GIVEN DATA:
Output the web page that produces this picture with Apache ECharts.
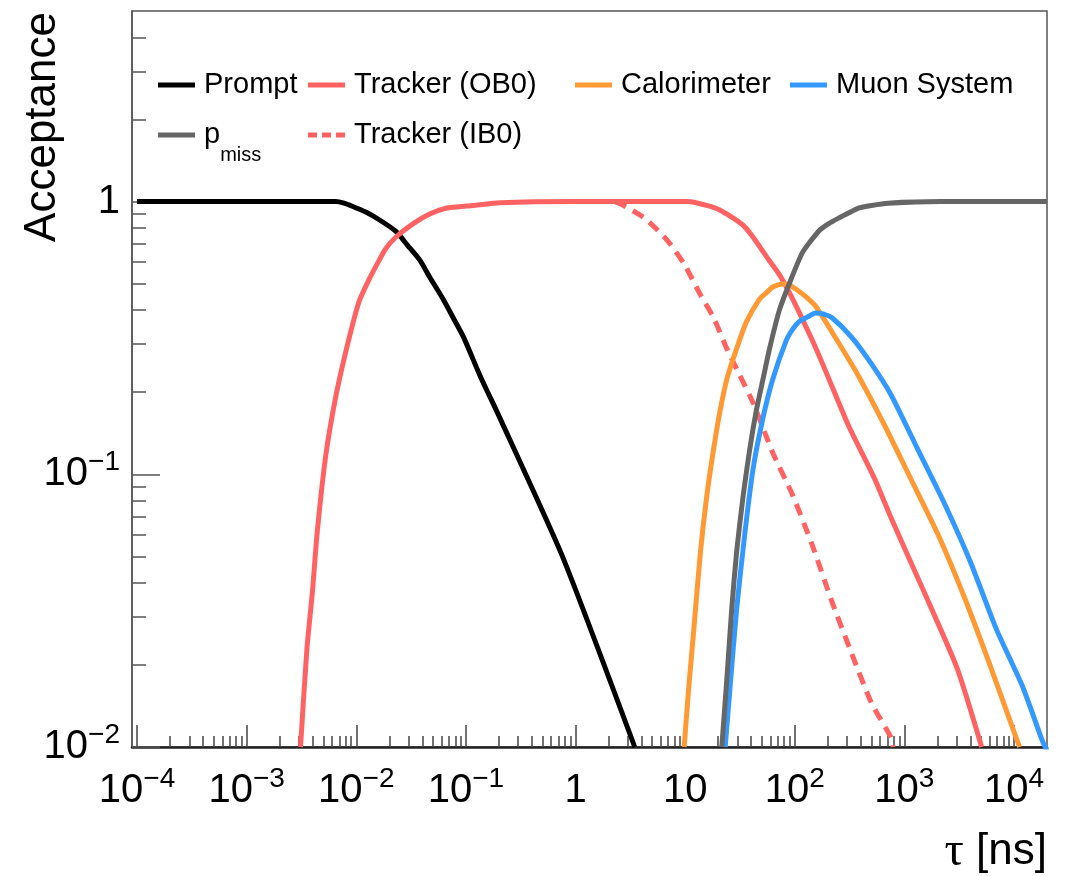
<!DOCTYPE html>
<html>
<head>
<meta charset="utf-8">
<script src="https://cdn.jsdelivr.net/npm/echarts@6/dist/echarts.min.js"></script>
<style>html,body{margin:0;padding:0;background:#fff}#c{width:1069px;height:876px}</style>
</head>
<body>
<div id="c"></div>
<script>
// ---------------- data ----------------
const promptX = [1e-4, 1e-3, 0.0065, 0.00773, 0.0092, 0.01222, 0.0162, 0.0229, 0.0295, 0.038, 0.047, 0.0617, 0.0766, 0.095, 0.1346, 0.204, 0.76, 3.47];
const promptY = [1.0, 1.0, 1.0, 0.987, 0.962, 0.916, 0.858, 0.779, 0.69, 0.61, 0.527, 0.44, 0.375, 0.319, 0.23, 0.161, 0.05, 0.01];

const trackerOBX = [0.0031, 0.00355, 0.00398, 0.0044, 0.00525, 0.00646, 0.008, 0.0106, 0.0131, 0.0162, 0.0186, 0.0229, 0.0331, 0.0467, 0.066, 0.117, 0.204, 1.0, 10.5, 12, 17, 20.9, 27.5, 33.9, 41.7, 55, 72.4, 95.5, 144.5, 190.5, 309, 537, 759, 1514, 3020, 5070];
const trackerOBY = [0.01, 0.023, 0.037, 0.061, 0.116, 0.19, 0.28, 0.43, 0.519, 0.61, 0.673, 0.74, 0.83, 0.90, 0.946, 0.968, 0.99, 1.0, 1.0, 0.995, 0.96, 0.93, 0.87, 0.818, 0.74, 0.63, 0.54, 0.44, 0.31, 0.24, 0.151, 0.096, 0.069, 0.037, 0.0195, 0.01];

const trackerIBX = [2.3, 2.63, 4.27, 6.9, 9.8, 13.8, 18.2, 24, 31.6, 41.7, 63, 95.5, 144.5, 219, 331, 501, 759, 790];
const trackerIBY = [1.0, 0.977, 0.87, 0.72, 0.59, 0.455, 0.375, 0.289, 0.23, 0.183, 0.12, 0.084, 0.055, 0.034, 0.022, 0.0145, 0.0108, 0.01];

const caloX = [9.8, 10.8, 12, 13.8, 15.8, 18.2, 20.9, 24, 29.5, 36.3, 47.9, 55, 63, 77.6, 89, 102, 126, 155, 234, 380, 661, 1148, 1995, 3467, 6026, 11220];
const caloY = [0.01, 0.0166, 0.027, 0.052, 0.084, 0.124, 0.172, 0.223, 0.289, 0.363, 0.44, 0.463, 0.486, 0.499, 0.494, 0.478, 0.448, 0.413, 0.318, 0.23, 0.151, 0.096, 0.061, 0.036, 0.02, 0.01];

const muonX = [23.2, 25.7, 29.5, 35.1, 41.7, 51.3, 63, 83.2, 95.5, 109.6, 130, 155, 184, 219, 331, 501, 759, 1318, 2291, 3981, 6918, 12020, 18200, 20000];
const muonY = [0.01, 0.0166, 0.032, 0.061, 0.105, 0.161, 0.223, 0.308, 0.34, 0.363, 0.377, 0.39, 0.387, 0.375, 0.318, 0.254, 0.195, 0.124, 0.079, 0.048, 0.027, 0.0166, 0.0105, 0.0097];

const pmissX = [21.6, 24, 26.6, 29.5, 33.9, 38.9, 44.7, 51.3, 58.9, 72.4, 89.1, 117.5, 166, 204, 251, 309, 380, 501, 708, 2138, 20000];
const pmissY = [0.01, 0.0177, 0.032, 0.052, 0.084, 0.124, 0.172, 0.223, 0.289, 0.40, 0.50, 0.65, 0.78, 0.83, 0.87, 0.908, 0.946, 0.968, 0.987, 1.0, 1.0];

const seriesNames = ['Prompt', 'Tracker (OB0)', 'Tracker (IB0)', 'Calorimeter', 'Muon System', 'p_miss'];

const xMajor = [1e-4, 1e-3, 1e-2, 1e-1, 1, 10, 100, 1000, 10000];
const xTickLabels = ['10^\u22124', '10^\u22123', '10^\u22122', '10^\u22121', '1', '10', '10^2', '10^3', '10^4'];
const yMajor = [0.01, 0.1, 1];
const yTickLabels = ['10^\u22122', '10^\u22121', '1'];
const xRange = [9e-5, 2e4];
const yRange = [0.01, 5];
const xTitle = '\u03c4 [ns]';
const yTitle = 'Acceptance';

// ---------------- helpers ----------------
function pairs(xs, ys) { return xs.map((x, i) => [x, ys[i]]); }
function minorTicks(lo, hi, e0, e1) {
  const out = [];
  for (let e = e0; e <= e1; e++) for (let m = 2; m <= 9; m++) {
    const v = m * Math.pow(10, e);
    if (v > lo && v < hi) out.push(v);
  }
  return out;
}
function richLabel(lab) {
  if (lab.indexOf('^') >= 0) { const p = lab.split('^'); return '{b|' + p[0] + '}{s|' + p[1] + '}'; }
  return '{b|' + lab + '}';
}
function labelFor(ticks, labels) {
  return function (v) {
    const i = ticks.findIndex(t => Math.abs(t - v) <= t * 1e-6);
    return i >= 0 ? richLabel(labels[i]) : '';
  };
}

const F = '"Liberation Sans", Arial, Helvetica, sans-serif';
const tickRich = {
  b: { fontSize: 40, lineHeight: 52, fontFamily: F, color: '#000' },
  s: { fontSize: 28, lineHeight: 28, verticalAlign: 'top', fontFamily: F, color: '#000' }
};
const colors = {
  'Prompt': '#000000',
  'Tracker (OB0)': '#ff6262',
  'Tracker (IB0)': '#ff6262',
  'Calorimeter': '#ff9933',
  'Muon System': '#3399ff',
  'p_miss': '#666666'
};
const ICON_SOLID = 'path://M0 0H37V5H0Z';
const ICON_DASH = 'path://M0 0H9V5H0Z M14 0H23V5H14Z M28 0H37V5H28Z';

const chart = echarts.init(document.getElementById('c'), null, { renderer: 'canvas' });

function line(name, xs, ys, dashed) {
  return {
    name: name, type: 'line', xAxisIndex: 0, yAxisIndex: 0,
    data: pairs(xs, ys), symbol: 'none', showSymbol: false,
    smooth: 0.2, clip: true,
    lineStyle: { color: colors[name], width: 5, type: dashed ? [12, 8] : 'solid', join: 'round' },
    itemStyle: { color: colors[name] },
    emphasis: { disabled: true }
  };
}

function legendAt(name, left, top, dashed) {
  return {
    data: [{ name: name, icon: dashed ? ICON_DASH : ICON_SOLID }], left: left, top: top, padding: 0, itemGap: 0,
    itemWidth: 37, itemHeight: 5, selectedMode: false,
    itemStyle: { color: colors[name], borderWidth: 0 },
    formatter: function (n) { return n === 'p_miss' ? '{a|p}{sub|miss}' : n; },
    textStyle: {
      fontSize: 29, lineHeight: 34, fontFamily: F, color: '#000', padding: [0, 0, 0, 4],
      rich: {
        a: { fontSize: 29, lineHeight: 30, fontFamily: F, color: '#000' },
        sub: { fontSize: 20, lineHeight: 20, padding: [40, 0, 0, 0], fontFamily: F, color: '#000' }
      }
    }
  };
}

const option = {
  animation: false,
  backgroundColor: '#fff',
  grid: { left: 132, right: 22, top: 11, bottom: 129, show: true, borderColor: '#555', borderWidth: 1.5, containLabel: false, outerBoundsMode: 'none' },
  legend: [
    legendAt('Prompt', 158, 68, false),
    legendAt('Tracker (OB0)', 308, 68, false),
    legendAt('Calorimeter', 575, 68, false),
    legendAt('Muon System', 790, 68, false),
    legendAt('p_miss', 158, 105, false),
    legendAt('Tracker (IB0)', 308, 118, true)
  ],
  xAxis: [
    {
      type: 'log', logBase: 10, min: xRange[0], max: xRange[1], position: 'bottom',
      axisLine: { show: true, onZero: false, lineStyle: { color: '#222', width: 2.5 } },
      axisTick: { show: true, inside: true, length: 22, customValues: xMajor, lineStyle: { color: '#444', width: 1.5 } },
      axisLabel: { show: true, customValues: xMajor, margin: 18, formatter: labelFor(xMajor, xTickLabels), rich: tickRich },
      splitLine: { show: false }, minorTick: { show: false }
    },
    {
      type: 'log', logBase: 10, min: xRange[0], max: xRange[1], position: 'bottom',
      axisLine: { show: false, onZero: false },
      axisTick: { show: true, inside: true, length: 11, customValues: minorTicks(xRange[0], xRange[1], -5, 4), lineStyle: { color: '#444', width: 1.5 } },
      axisLabel: { show: false }, splitLine: { show: false }
    }
  ],
  yAxis: [
    {
      type: 'log', logBase: 10, min: yRange[0], max: yRange[1], position: 'left',
      axisLine: { show: true, onZero: false, lineStyle: { color: '#555', width: 1.5 } },
      axisTick: { show: true, inside: true, length: 28, customValues: yMajor, lineStyle: { color: '#555', width: 1.5 } },
      axisLabel: { show: true, customValues: yMajor, margin: 12, formatter: labelFor(yMajor, yTickLabels), rich: tickRich },
      splitLine: { show: false }, minorTick: { show: false }
    },
    {
      type: 'log', logBase: 10, min: yRange[0], max: yRange[1], position: 'left',
      axisLine: { show: false, onZero: false },
      axisTick: { show: true, inside: true, length: 14, customValues: minorTicks(yRange[0], yRange[1], -2, 0), lineStyle: { color: '#555', width: 1.5 } },
      axisLabel: { show: false }, splitLine: { show: false }
    }
  ],
  graphic: [
    {
      type: 'text', x: 43, y: 12, rotation: Math.PI / 2, silent: true,
      style: { text: yTitle, font: '44px ' + F, fill: '#000', textAlign: 'right', textVerticalAlign: 'middle', align: 'right', verticalAlign: 'middle' }
    },
    {
      type: 'text', x: 1047, y: 852, silent: true,
      style: {
        text: '{t|\u03c4} [ns]', font: '44px ' + F, fill: '#000', textAlign: 'right', textVerticalAlign: 'middle', align: 'right', verticalAlign: 'middle',
        rich: { t: { fontFamily: '"Liberation Serif", "DejaVu Serif", serif', fontSize: 48, fill: '#000' } }
      }
    }
  ],
  series: [
    line('Prompt', promptX, promptY, false),
    line('Tracker (OB0)', trackerOBX, trackerOBY, false),
    line('Tracker (IB0)', trackerIBX, trackerIBY, true),
    line('Calorimeter', caloX, caloY, false),
    line('Muon System', muonX, muonY, false),
    line('p_miss', pmissX, pmissY, false)
  ]
};
chart.setOption(option);
</script>
</body>
</html>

WHAT YOU NEED TO DO: Only lines belong in the copy: transcribe those from the start of the data through the line that contains "0.0145, 0.0108, 0.01];", and skip the pictures.

TASK SOLUTION:
Output the web page that produces this picture with Apache ECharts.
<!DOCTYPE html>
<html>
<head>
<meta charset="utf-8">
<script src="https://cdn.jsdelivr.net/npm/echarts@6/dist/echarts.min.js"></script>
<style>html,body{margin:0;padding:0;background:#fff}#c{width:1069px;height:876px}</style>
</head>
<body>
<div id="c"></div>
<script>
// ---------------- data ----------------
const promptX = [1e-4, 1e-3, 0.0065, 0.00773, 0.0092, 0.01222, 0.0162, 0.0229, 0.0295, 0.038, 0.047, 0.0617, 0.0766, 0.095, 0.1346, 0.204, 0.76, 3.47];
const promptY = [1.0, 1.0, 1.0, 0.987, 0.962, 0.916, 0.858, 0.779, 0.69, 0.61, 0.527, 0.44, 0.375, 0.319, 0.23, 0.161, 0.05, 0.01];

const trackerOBX = [0.0031, 0.00355, 0.00398, 0.0044, 0.00525, 0.00646, 0.008, 0.0106, 0.0131, 0.0162, 0.0186, 0.0229, 0.0331, 0.0467, 0.066, 0.117, 0.204, 1.0, 10.5, 12, 17, 20.9, 27.5, 33.9, 41.7, 55, 72.4, 95.5, 144.5, 190.5, 309, 537, 759, 1514, 3020, 5070];
const trackerOBY = [0.01, 0.023, 0.037, 0.061, 0.116, 0.19, 0.28, 0.43, 0.519, 0.61, 0.673, 0.74, 0.83, 0.90, 0.946, 0.968, 0.99, 1.0, 1.0, 0.995, 0.96, 0.93, 0.87, 0.818, 0.74, 0.63, 0.54, 0.44, 0.31, 0.24, 0.151, 0.096, 0.069, 0.037, 0.0195, 0.01];

const trackerIBX = [2.3, 2.63, 4.27, 6.9, 9.8, 13.8, 18.2, 24, 31.6, 41.7, 63, 95.5, 144.5, 219, 331, 501, 759, 790];
const trackerIBY = [1.0, 0.977, 0.87, 0.72, 0.59, 0.455, 0.375, 0.289, 0.23, 0.183, 0.12, 0.084, 0.055, 0.034, 0.022, 0.0145, 0.0108, 0.01];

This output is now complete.